Warren presses defense secretary on wasteful contractor spending
Sen. Elizabeth Warren (D-Mass.) said adding to the Pentagon's topline for 2023 to account for inflation would just invite "defense contractors to pick taxpayers' pockets."
The defense secretary fielded questions about the potential for wasteful spending and overpricing from defense contractors Thursday as Sen. Elizabeth Warren (D-Mass.) took aim at congressional Republicans' calls to increase defense topline spending to account for inflation.
"In the new budget, the Pentagon is asking for a lot of money: $773 billion. But some lawmakers say this is too low and last week they proposed adding as much as $90 billion to $100 billion more. The claim is that the extra money is needed because of inflation," Warren said during an April 7 Senate Armed Services Committee hearing on the 2023 defense budget.
"Now, there's no question that inflation is raising costs across the country, but we've also seen big companies take advantage of inflation to jack up prices and to pad their profit margins. That is a particular problem in industries with lots of consolidation."
Warren highlighted concerns that more money for DOD under the guise of inflation could lead to price-gouging, increased stock repurchases, or otherwise unjustified revenue growth for some defense contractors.
One prominent example of that, not mentioned at the hearing, was a recent investigation into DOD contracts with TransDigm, which designs, produces, and supplies spare parts for aircrafts in which the inspector general recommended a $20.8 million refund in excess profit from overpricing.
"Price gouging by defense contractors has been a big problem for a long time," Warren said.
"And CEOs are already bragging to their investors that profits will be even higher this year. That kind of profiteering wastes taxpayer dollars and it hurts military readiness."
Warren's comments come after the Pentagon produced a report that found increased consolidation among defense industry companies – with the pool shrinking by nearly 90% in 30 years. The line of inquiry also seems to take aim at a longstanding push by Republicans to increase topline spending to reflect "real growth" that keeps pace with inflation.
Ranking members for the congressional defense committees, Sen. Jim Inhofe (R-Okla.) and Rep. Mike Rogers (R-Ala.) asked the Pentagon for clarity on how inflation affects operations in a March 17 letter.

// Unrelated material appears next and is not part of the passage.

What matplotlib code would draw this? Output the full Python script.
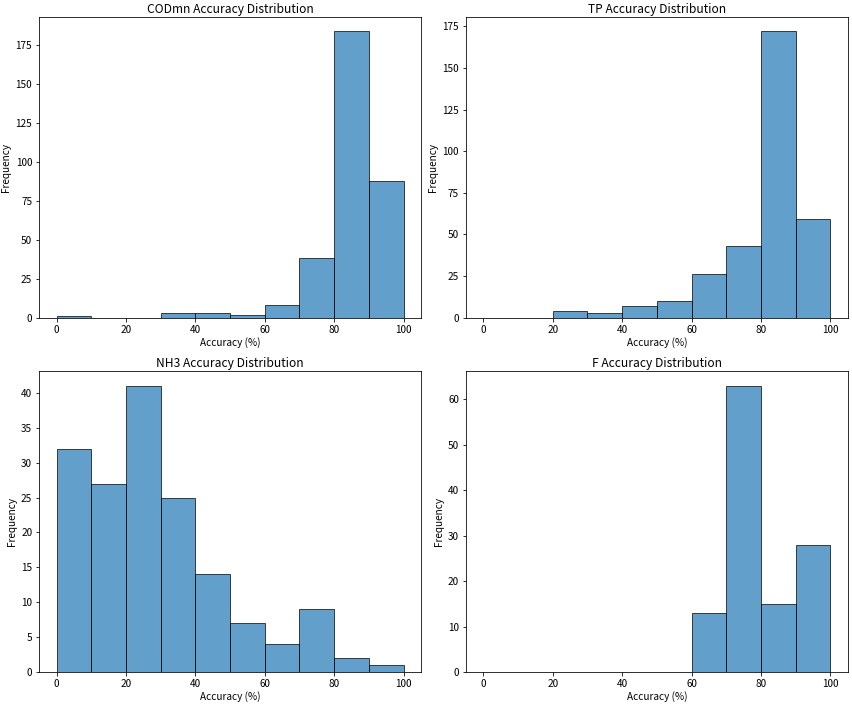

"Put simply, the inflation we are experiencing is effectively a 5 to 8 percent cut to the Department's buying power, which could amount to between $20-$30 billion in unfunded costs in fiscal year 2022 alone, not to mention lost buying power in fiscal year 2021 and potential lost buying power in fiscal year 2023," the ranking members wrote.
During the hearing, Warren challenged that assessment saying that routinely adding billions of dollars to the Defense Department's already increasing budget to cover inflation each year "invites defense contractors to pick taxpayers' pockets."
"The American people are willing to pay to defend this country but they're not going to sit still for being gouged by hugely profitable defense companies," Warren said.
Defense Secretary Lloyd Austin said he was "comfortable" with the "robust" 2023 budget request and its ability "to get the capabilities that we need to support our operational concepts," adding that he would commit to contract oversight and management that ensures the best value for taxpayer investments.
"This budget gives us what we need," Austin said.